Which POSIX specification?

> > strerror_r() is also permitted to fail if the error number is invalid.
> > It must then return EINVAL.  So the conversion to ASCII is not needed
> > for strerror_r(), and it may be considered a bug that strerror_r()
> > doesn't fail for bogus error numbers.  However, the conversion is
> > needed for strerror().
>
> Which leads to an interested conundrum about what "invalid" might be.
> Is an errno not in the system list "invalid" or just "not predefined?"
> Does the POSIX specification lead us off this slippery slope, or should
> the handling of errnos >= sys_nerr be moved to strerror?

"valid" is not specified POSIX.1-200x-draft7 (except in some special
context), so it has its normal English meaning.

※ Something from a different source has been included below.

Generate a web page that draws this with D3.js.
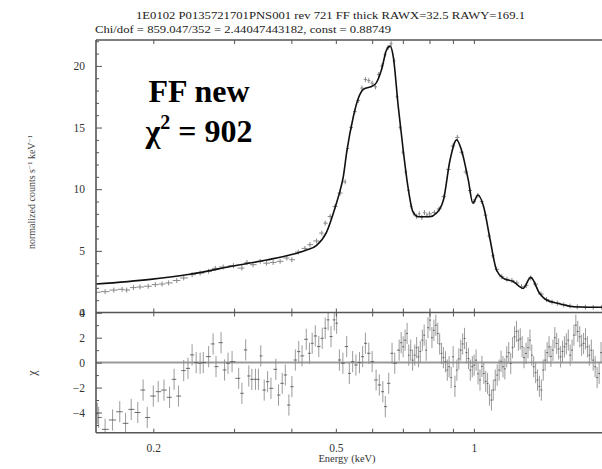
<!DOCTYPE html>
<html><head><meta charset="utf-8">
<script src="https://cdn.jsdelivr.net/npm/d3@7"></script>
<style>
html,body{margin:0;padding:0;background:#fff;}
svg{display:block;}
.serif{font-family:"Liberation Serif","Times New Roman",serif;}
.ann{font-family:"Liberation Serif","Times New Roman",Times,serif;font-weight:700;}
</style></head>
<body>
<svg id="chart" width="602" height="469"></svg>
<script>
// ---------- Data ----------
const titleLine1 = "1E0102 P0135721701PNS001 rev 721 FF thick RAWX=32.5 RAWY=169.1";
const titleLine2 = "Chi/dof = 859.047/352 = 2.44047443182, const = 0.88749";
const annotLine1 = "FF new";
const xLabel = "Energy (keV)";

// model curve (keV, normalized counts/s/keV)
const modelE = [0.150,0.197,0.240,0.299,0.353,0.397,0.430,0.454,0.477,0.500,0.510,0.519,0.528,0.546,0.560,0.574,0.603,0.612,0.629,0.645,0.657,0.667,0.684,0.701,0.718,0.736,0.756,0.801,0.828,0.858,0.887,0.917,0.939,0.972,0.995,1.020,1.050,1.085,1.120,1.160,1.220,1.280,1.330,1.390,1.440,1.520,1.650,1.900,2.000];
const modelV = [2.31,2.69,3.10,3.77,4.26,4.66,5.05,5.45,6.50,8.70,9.80,11.0,13.0,15.9,17.4,18.1,18.4,18.6,19.7,21.3,21.6,20.75,16.7,13.2,10.2,8.18,7.77,7.77,8.05,9.12,12.37,14.0,13.2,10.75,8.86,9.53,8.58,5.88,3.45,2.77,2.50,1.96,2.85,1.56,1.01,0.75,0.47,0.42,0.42];

// data points in the upper panel
const dataE = [0.150,0.157,0.164,0.171,0.175,0.181,0.187,0.195,0.202,0.209,0.216,0.225,0.233,0.243,0.253,0.264,0.273,0.284,0.299,0.312,0.320,0.330,0.342,0.353,0.365,0.378,0.391,0.401,0.414,0.428,0.439,0.454,0.466,0.474,0.486,0.498,0.511,0.524,
  0.53,0.54,0.55,0.56,0.57,0.58,0.59,0.60,0.61,0.62,0.63,0.64,0.65,0.66,0.67,0.68,0.69,0.70,0.71,0.72,0.73,0.74,0.75,0.76,0.77,0.78,0.79,0.80,0.82,0.84,0.86,0.88,0.90,0.92,0.94,0.96,0.98,1.00,1.02,1.04,1.06,1.08,1.10,1.12,1.15,1.18,1.21,1.24,1.27,1.30,1.33,1.36,1.40,1.44,1.48,1.52,1.57,1.62,1.68,1.75,1.82,1.90];
const dataV = [1.64,1.69,1.82,1.88,1.82,2.02,2.07,2.13,2.26,2.31,2.40,2.59,2.80,3.07,3.20,3.34,3.58,3.69,3.80,3.60,4.06,3.88,4.15,4.00,4.06,4.15,4.42,4.28,4.90,5.20,5.50,5.80,6.44,7.25,7.79,8.60,9.69,10.6,
  13.3,15.0,16.3,17.2,18.2,18.9,18.8,18.6,18.3,19.3,20.0,20.9,21.5,21.8,20.4,17.5,15.0,13.0,11.4,9.9,8.6,8.0,7.8,8.0,7.7,8.1,7.9,8.0,8.1,8.4,9.4,11.6,13.5,14.2,13.0,11.4,9.9,9.0,9.5,9.0,7.9,6.2,4.6,3.5,2.9,2.7,2.6,2.4,2.1,2.2,2.8,2.3,1.5,1.05,0.85,0.75,0.62,0.52,0.46,0.43,0.42,0.41];

// residuals (chi) in the lower panel
const resE = [0.151,0.152,0.157,0.163,0.169,0.174,0.179,0.185,0.190,0.194,0.200,0.205,0.211,0.217,0.222,0.227,0.233,0.238,0.243,0.248,0.253,0.257,0.264,0.270,0.274,0.281,0.286,0.291,0.297,0.307,0.312,0.318,0.323,0.328,0.334,0.339,0.343,0.349,0.355,0.361,0.370,0.375,0.382,0.388,0.395,0.401,0.408,0.415,0.422,0.431,0.438,0.444,0.451,0.459,0.467,0.474,0.481,0.488,0.496,0.502,0.509,0.518,0.528,0.535,0.544,0.553,0.563,0.572,0.580,0.590,0.600,0.612,0.622,0.633,0.641,0.652,0.663,0.672,
  0.687,0.701,0.715,0.728,0.743,0.757,0.772,0.787,0.802,0.818,0.834,0.850,0.867,0.883,0.901,0.918,0.936,0.954,0.973,0.992,1.011,1.031,1.051,1.071,1.092,1.113,1.135,1.157,1.179,1.203,1.226,1.250,1.274,1.299,1.325,1.350,1.376,1.403,1.430,1.458,1.487,1.515,1.545,1.575,1.606,1.637,1.668,1.701,1.734,1.768,1.803,1.838,1.875,
  0.694,0.708,0.721,0.735,0.750,0.764,0.779,0.794,0.810,0.826,0.842,0.858,0.875,0.892,0.909,0.927,0.945,0.963,0.982,1.001,1.021,1.041,1.061,1.081,1.102,1.124,1.146,1.168,1.191,1.214,1.238,1.262,1.286,1.312,1.337,1.363,1.389,1.416,1.444,1.472,1.501,1.530,1.560,1.590,1.621,1.652,1.684,1.717,1.751,1.785,1.820,1.856,1.893];
const resV = [-4.07,-4.40,-5.35,-4.60,-3.94,-4.87,-3.75,-4.00,-2.20,-4.40,-2.68,-2.33,-2.20,-2.78,-1.34,-2.68,-0.64,-0.46,0.62,0.00,-0.05,0.00,0.48,1.50,-0.32,1.60,-0.59,-0.05,0.08,-1.26,-2.46,1.02,-1.07,-1.34,-1.34,-1.34,0.54,-2.20,-1.53,-2.06,-0.54,-2.60,-1.66,-0.99,-3.40,-1.93,0.21,0.88,0.54,1.87,0.75,1.55,2.14,1.29,1.95,2.76,3.43,2.09,3.43,3.16,0.21,-0.05,1.29,-0.86,0.08,-0.19,0.00,0.48,1.55,0.75,0.08,-1.39,-1.79,-2.33,-3.53,-1.66,0.75,-0.05,
  1.00,1.27,2.34,1.00,0.60,0.47,1.80,1.00,3.41,2.60,2.34,0.74,0.07,-0.33,0.47,-0.60,1.00,1.94,0.33,-0.33,0.20,-1.40,-0.87,-1.67,-3.00,-1.40,-0.60,-0.33,0.47,-0.07,2.07,1.80,1.27,0.74,1.80,-0.33,-1.40,-2.20,0.20,1.27,1.00,1.54,0.47,1.27,1.80,1.00,3.00,2.07,1.54,1.27,1.00,-0.33,-0.87,
  1.6,1.8,0.6,0.2,1.2,0.9,2.2,2.8,2.0,3.0,1.5,0.4,-0.6,-1.2,-1.9,0.3,1.5,0.8,-0.6,-0.2,-0.9,-0.3,-1.5,-2.6,-2.2,-1.0,0.1,-0.5,0.8,1.2,2.5,1.9,0.4,1.2,0.6,-0.8,-1.9,-0.6,0.8,0.5,2.0,1.1,0.9,1.5,0.6,2.2,2.5,1.4,1.9,0.6,0.2,-1.2,0.8];

const xTickValues = [0.2,0.3,0.4,0.5,0.6,0.7,0.8,0.9,1,2];
const xTickLabels = [0.2,0.5,1];
const yTopMajor = [5,10,15,20];
const yTopMinor = [1,2,3,4,6,7,8,9,11,12,13,14,16,17,18,19,21,22];
const yBotMajor = [-4,-2,0,2,4];
const yBotMinor = [-5,-3,-1,1,3];

// ---------- Layout ----------
const svg = d3.select("#chart");
const L = 96, R = 612, T = 40, MID = 312.5, B = 432.7;
const x = d3.scaleLog().domain([0.15, 2]).range([L, R]);
const yTop = d3.scaleLinear().domain([0, 22.1]).range([MID, T]);
const yBot = d3.scaleLinear().domain([-5.62, 4.02]).range([B, MID]);
const axisCol = "#555";

svg.append("defs").append("clipPath").attr("id","clipTop")
  .append("rect").attr("x",L).attr("y",T).attr("width",R-L).attr("height",MID-T);
svg.select("defs").append("clipPath").attr("id","clipBot")
  .append("rect").attr("x",L).attr("y",MID).attr("width",R-L).attr("height",B-MID);

// titles
svg.append("text").attr("class","serif").attr("x",330.5).attr("y",19).attr("text-anchor","middle")
  .attr("font-size",11).attr("fill","#222").attr("textLength",389).attr("lengthAdjust","spacingAndGlyphs")
  .text(titleLine1);
svg.append("text").attr("class","serif").attr("x",95).attr("y",32.5)
  .attr("font-size",11).attr("fill","#222").attr("textLength",296).attr("lengthAdjust","spacingAndGlyphs")
  .text(titleLine2);

// zero line in residual panel
svg.append("line").attr("x1",L).attr("x2",R).attr("y1",yBot(0)).attr("y2",yBot(0))
  .attr("stroke","#999").attr("stroke-width",2);

// half bin widths from neighbours
function halfBins(arr){
  const s = arr.map((e,i)=>({e,i})).sort((a,b)=>a.e-b.e);
  const hb = new Array(arr.length);
  s.forEach((d,k)=>{
    const prev = k>0 ? s[k-1].e : d.e/1.02;
    const next = k<s.length-1 ? s[k+1].e : d.e*1.02;
    hb[d.i] = [Math.sqrt(prev*d.e), Math.sqrt(next*d.e)];
  });
  return hb;
}

// upper panel data crosses
const gTop = svg.append("g").attr("clip-path","url(#clipTop)");
const hbTop = halfBins(dataE);
const topPts = dataE.map((e,i)=>({e, v:dataV[i], lo:hbTop[i][0], hi:hbTop[i][1]}));
const gTD = gTop.append("g").attr("stroke","#888").attr("stroke-width",1);
gTD.selectAll(".h").data(topPts).join("line")
  .attr("x1",d=>x(d.lo)).attr("x2",d=>x(d.hi)).attr("y1",d=>yTop(d.v)).attr("y2",d=>yTop(d.v));
gTD.selectAll(".v").data(topPts).join("line")
  .attr("x1",d=>x(d.e)).attr("x2",d=>x(d.e)).attr("y1",d=>yTop(d.v)-2.5).attr("y2",d=>yTop(d.v)+2.5);

// model
const line = d3.line().x(d=>x(d[0])).y(d=>yTop(d[1])).curve(d3.curveMonotoneX);
gTop.append("path").datum(modelE.map((e,i)=>[e,modelV[i]]))
  .attr("d",line).attr("fill","none").attr("stroke","#111").attr("stroke-width",1.6);

// residuals
const gBot = svg.append("g").attr("clip-path","url(#clipBot)");
const hbRes = halfBins(resE);
const resPts = resE.map((e,i)=>({e, v:resV[i], lo:hbRes[i][0], hi:hbRes[i][1]}));
const gR = gBot.append("g").attr("stroke","#8a8a8a").attr("stroke-width",1).attr("stroke-opacity",0.85);
gR.selectAll(".v").data(resPts).join("line")
  .attr("x1",d=>x(d.e)).attr("x2",d=>x(d.e)).attr("y1",d=>yBot(d.v+0.85)).attr("y2",d=>yBot(d.v-0.85));
gR.selectAll(".h").data(resPts).join("line")
  .attr("x1",d=>x(d.lo)).attr("x2",d=>x(d.hi)).attr("y1",d=>yBot(d.v)).attr("y2",d=>yBot(d.v))
  .attr("stroke","#555");

// axes
function styleAxis(g){
  g.select(".domain").remove();
  g.selectAll(".tick line").attr("stroke",axisCol).attr("stroke-width",1);
  g.selectAll(".tick text").attr("class","serif").attr("font-size",11.5).attr("fill","#333");
}
svg.append("g").attr("transform",`translate(0,${T})`)
  .call(d3.axisTop(x).tickValues(xTickValues).tickSize(-4).tickFormat("")).call(styleAxis);
svg.append("g").attr("transform",`translate(0,${MID})`)
  .call(d3.axisBottom(x).tickValues(xTickValues).tickSize(-4).tickFormat("")).call(styleAxis);
svg.append("g").attr("transform",`translate(0,${MID})`)
  .call(d3.axisTop(x).tickValues(xTickValues).tickSize(-4).tickFormat("")).call(styleAxis);
svg.append("g").attr("transform",`translate(0,${B})`)
  .call(d3.axisBottom(x).tickValues(xTickValues).tickSize(-4).tickPadding(11)
    .tickFormat(d=>xTickLabels.includes(d)?String(d):"")).call(styleAxis);

svg.append("g").attr("transform",`translate(${L},0)`)
  .call(d3.axisLeft(yTop).tickValues(yTopMajor).tickSize(-6).tickPadding(11)).call(styleAxis);
svg.append("g").attr("transform",`translate(${L},0)`)
  .call(d3.axisLeft(yTop).tickValues(yTopMinor).tickSize(-3).tickFormat("")).call(styleAxis);
svg.append("g").attr("transform",`translate(${L},0)`)
  .call(d3.axisLeft(yTop).tickValues([0]).tickSize(0).tickPadding(11)).call(styleAxis);
svg.append("g").attr("transform",`translate(${L},0)`)
  .call(d3.axisLeft(yBot).tickValues(yBotMajor).tickSize(-6).tickPadding(11)
    .tickFormat(d=>d<0?"\u2212"+Math.abs(d):String(d))).call(styleAxis);
svg.append("g").attr("transform",`translate(${L},0)`)
  .call(d3.axisLeft(yBot).tickValues(yBotMinor).tickSize(-3).tickFormat("")).call(styleAxis);

// frame lines
const fr = svg.append("g").attr("stroke",axisCol).attr("stroke-width",1.6).attr("fill","none");
fr.append("line").attr("x1",L).attr("x2",L).attr("y1",T).attr("y2",B);
fr.append("line").attr("x1",L).attr("x2",R).attr("y1",T).attr("y2",T);
fr.append("line").attr("x1",L).attr("x2",R).attr("y1",MID).attr("y2",MID);
fr.append("line").attr("x1",L).attr("x2",R).attr("y1",B).attr("y2",B);

// axis labels
svg.append("text").attr("class","serif").attr("x",347).attr("y",462).attr("text-anchor","middle")
  .attr("font-size",10.5).attr("fill","#333").text(xLabel);
const yl = svg.append("text").attr("class","serif").attr("transform","translate(35,192) rotate(-90)")
  .attr("text-anchor","middle").attr("font-size",10).attr("fill","#444");
yl.append("tspan").text("normalized counts s");
yl.append("tspan").attr("dy",-3).attr("font-size",7).text("\u22121");
yl.append("tspan").attr("dy",3).text(" keV");
yl.append("tspan").attr("dy",-3).attr("font-size",7).text("\u22121");
svg.append("text").attr("class","serif").attr("transform","translate(36,373) rotate(-90)")
  .attr("text-anchor","middle").attr("font-size",12).attr("fill","#333").text("\u03c7");

// annotation
svg.append("text").attr("class","ann").attr("x",199).attr("y",102).attr("text-anchor","middle")
  .attr("font-size",32).attr("fill","#000").text(annotLine1);
const an = svg.append("text").attr("class","ann").attr("x",199).attr("y",142).attr("text-anchor","middle")
  .attr("font-size",32).attr("fill","#000");
an.append("tspan").text("\u03c7");
an.append("tspan").attr("dy",-13).attr("font-size",20).text("2");
an.append("tspan").attr("dy",13).text(" = 902");
</script>
</body></html>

> > Here is my current version of the cleanups for strerror().  New changes:
> > - don't resever bogus extra space for UPREFIX in ebuf[].
> > - fix breakage of reentrancy of strerror_r() in previous verions (tmp[]
> >   must be auto).
>
> But this one seems to be dependent on the non-conforming behavior
> of strerror_r you have noted.

It only depends on strerror() knowing the implementation details of
strerror_r().

> I have attached a rewritten version in which strerror_r returns a message
> only for "known" errors, otherwise it returns EINVAL.  The "unknown"
> message rendering code has been returned to strerror.  The number buffer
> has been sized appropriately at 21 characters, and the static buffer
> is just long enough to hold the "Unknown error: " message plus the
> number.  I have even obfuscated all returns with unnecessary ()s for
> Bruce.
>
> strerror is no longer implemented in terms of strerror_r since the
> requirements are so divergent.  Please review at your leisure.  Once
> we agree this is "good enough" I'll commit it.  I'd prefer to be able
> to MFC this before the 4.5 freeze.

I agree that this is an improvement but not that it is "good enough".
The best thing about it is that it makes strerror() self-contained
again, so most of the style bugs are now easy to fix by reverting to
the version of sterror() in rev.1.4.  It makes the dubious non-cosmetic
change not using sys_errlist[0] in either strerror_r() or sterror(),
so an error code of 0 is now considered invalid for strerror_r(), and
the string returned by strerror(0) is changed from "Undefined error: 0"
in sys_errlist[0] to "Unknown error: 0" generated in strerror().